Now the board, which sent Iron Mike Lysko packing a season and a half into his three-year contract as commissioner because he dared to rule with a clenched fist and talk with a coarse tongue, has his successor in a holding pattern.

Unlike Lysko, Wright has come across as Tom Terrific -- as if everything is okay. He has steadfastly refused to say anything negative or controversial about the affairs of the league, preferring to preach the positive aspects such as increases in attendance, sponsorship and television ratings and the prospect of expansion. He has learned to speak French and even sang the national anthem -- in both languages -- with one of his daughters before a game.

But if everything is so great, why isn't the board keen on keeping him on for another term?

"I take a look at the past 2 1/2 years and they certainly have been challenging. But I think in every case we've emerged successfully from a lot of those challenges and we find ourselves in a much stronger position today than certainly we were 1 1/2 years ago," he said. "My focus will be to continue to work responsibly and professionally and represent all nine clubs because that's ultimately what I'm paid to do. This is what normally happens in leagues with commissioners and in companies that go through contract negotiations and it's not like this has just happened in the last couple weeks. This has been going on for several months."

Now it's being played out in public and likely is headed toward a quick conclusion because it can't be allowed to drag on indefinitely. If the decision is made to move on to someone else, a search must begin immediately.

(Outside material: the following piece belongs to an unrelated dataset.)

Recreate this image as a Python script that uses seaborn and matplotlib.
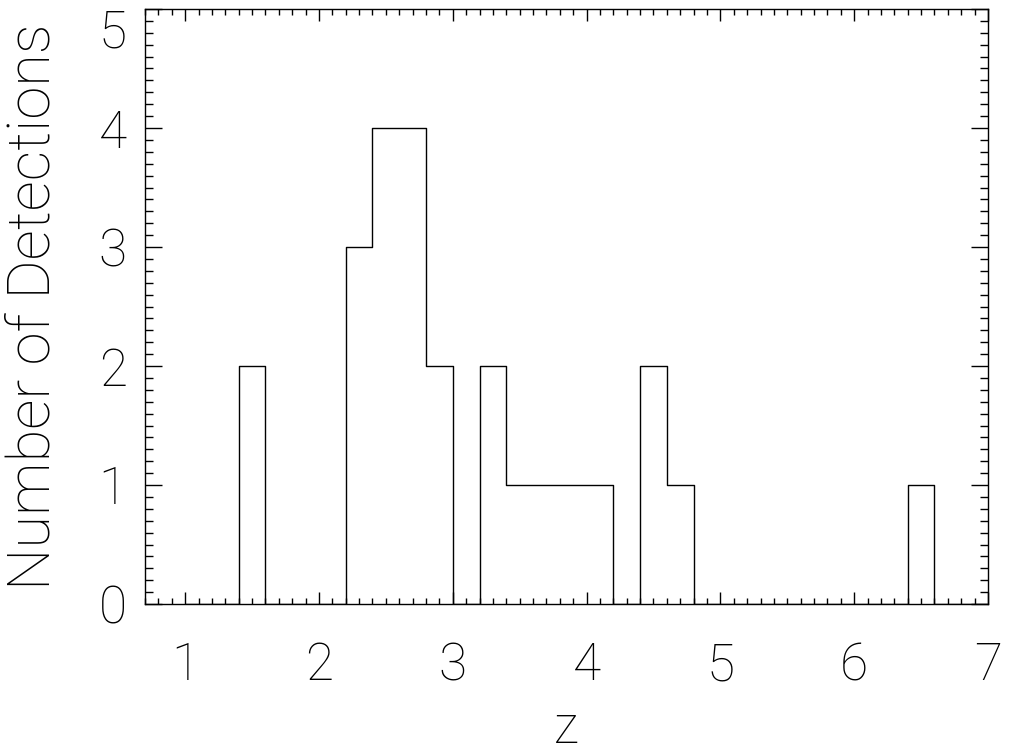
import matplotlib

matplotlib.use("Agg")
import matplotlib.pyplot as plt
import numpy as np
import pandas as pd
import seaborn as sns
from matplotlib.ticker import MultipleLocator

# histogram of detections per redshift bin (bin width 0.2, starting at z = 1.0)
BIN_START = 1.0
BIN_WIDTH = 0.2
COUNTS = [0, 0, 2, 0, 0, 0, 3, 4, 4, 2, 0, 2, 1, 1, 1, 1, 0, 2, 1,
          0, 0, 0, 0, 0, 0, 0, 0, 1, 0, 0]

X_LABEL = "z"
Y_LABEL = "Number of Detections"
X_LIM = (0.7, 7.0)
Y_LIM = (0, 5)

sns.set_theme(style="ticks")
plt.rcParams["font.family"] = ["Roboto", "DejaVu Sans"]
plt.rcParams["font.weight"] = 100
plt.rcParams["axes.labelweight"] = 100

edges = np.round(BIN_START + BIN_WIDTH * np.arange(len(COUNTS) + 1), 2)
hist_df = pd.DataFrame({
    "z": (edges[:-1] + edges[1:]) / 2,
    "n": np.asarray(COUNTS, dtype=float),
})

fig = plt.figure(figsize=(10.09, 7.53), dpi=100)
ax = fig.add_axes([145 / 1009, 149 / 753, 843 / 1009, 595 / 753])

sns.histplot(
    data=hist_df,
    x="z",
    weights="n",
    bins=edges.tolist(),
    element="step",
    fill=False,
    color="black",
    linewidth=1.0,
    ax=ax,
)

ax.set_xlim(*X_LIM)
ax.set_ylim(*Y_LIM)
ax.xaxis.set_major_locator(MultipleLocator(1))
ax.xaxis.set_minor_locator(MultipleLocator(0.1))
ax.yaxis.set_major_locator(MultipleLocator(1))
ax.yaxis.set_minor_locator(MultipleLocator(0.1))

ax.tick_params(axis="both", which="both", direction="in", top=True, right=True,
               color="black", width=1.0, labelsize=37, labelcolor="black")
ax.tick_params(axis="x", which="major", length=8.6, pad=27)
ax.tick_params(axis="x", which="minor", length=4.3)
ax.tick_params(axis="y", which="major", length=12, pad=13)
ax.tick_params(axis="y", which="minor", length=6)

# keep the top label inside the figure, as in the original
for lbl in ax.get_yticklabels():
    if abs(lbl.get_position()[1] - Y_LIM[1]) < 1e-9:
        lbl.set_verticalalignment("top")

for spine in ax.spines.values():
    spine.set_visible(True)
    spine.set_color("black")
    spine.set_linewidth(1.0)

ax.set_xlabel(X_LABEL, fontsize=37, fontweight=100, color="black")
ax.set_ylabel(Y_LABEL, fontsize=43, fontweight=100, color="black")
ax.xaxis.label.set_verticalalignment("baseline")
ax.yaxis.label.set_verticalalignment("baseline")
ax.xaxis.set_label_coords(0.5, -0.2336)
ax.yaxis.set_label_coords(-0.1127, 0.5)
ax.grid(False)

fig.savefig("out.png", dpi=100, facecolor="white")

The mess in Ottawa with the Renegades' feuding owners and talk of a hard salary cap with no apparent resolution are indictments of Wright's leadership.

CREDIT

While he received credit for securing owners for Toronto and Hamilton when the Argos and Tiger-Cats fell into receivership midway into the 2003 season -- his first in the league -- it had more to do with others. B.C. Lions owner David Braley played a significant role in securing new Ticats owner Bob Young. In Toronto, Wright united Howard Sokolowski and David Cynamon, who separately were looking at buying into the Argos during Sherwood Schwarz's final season. No one from the board stepped up to take credit, allowing Wright to be seen as the saviour. Now the word is he lacks strong leadership.

Why Wright chose to go on vacation now -- while there are issues that need immediate attention and his presence -- is curious. While he may have access to faxes, cellphones and the like, it simply doesn't look good. And the fact he's away while his future is being decided is awfully coincidental.

He'll be back next week, but it appears it may only be long enough to hand out the Grey Cup at the end of the season. There has been a continuous cycle of commissioners in the CFL in recent years, each with different styles.

If the CFL decides it has had enough of Wright -- and again the signals are pointing in that direction -- then it's on to someone new.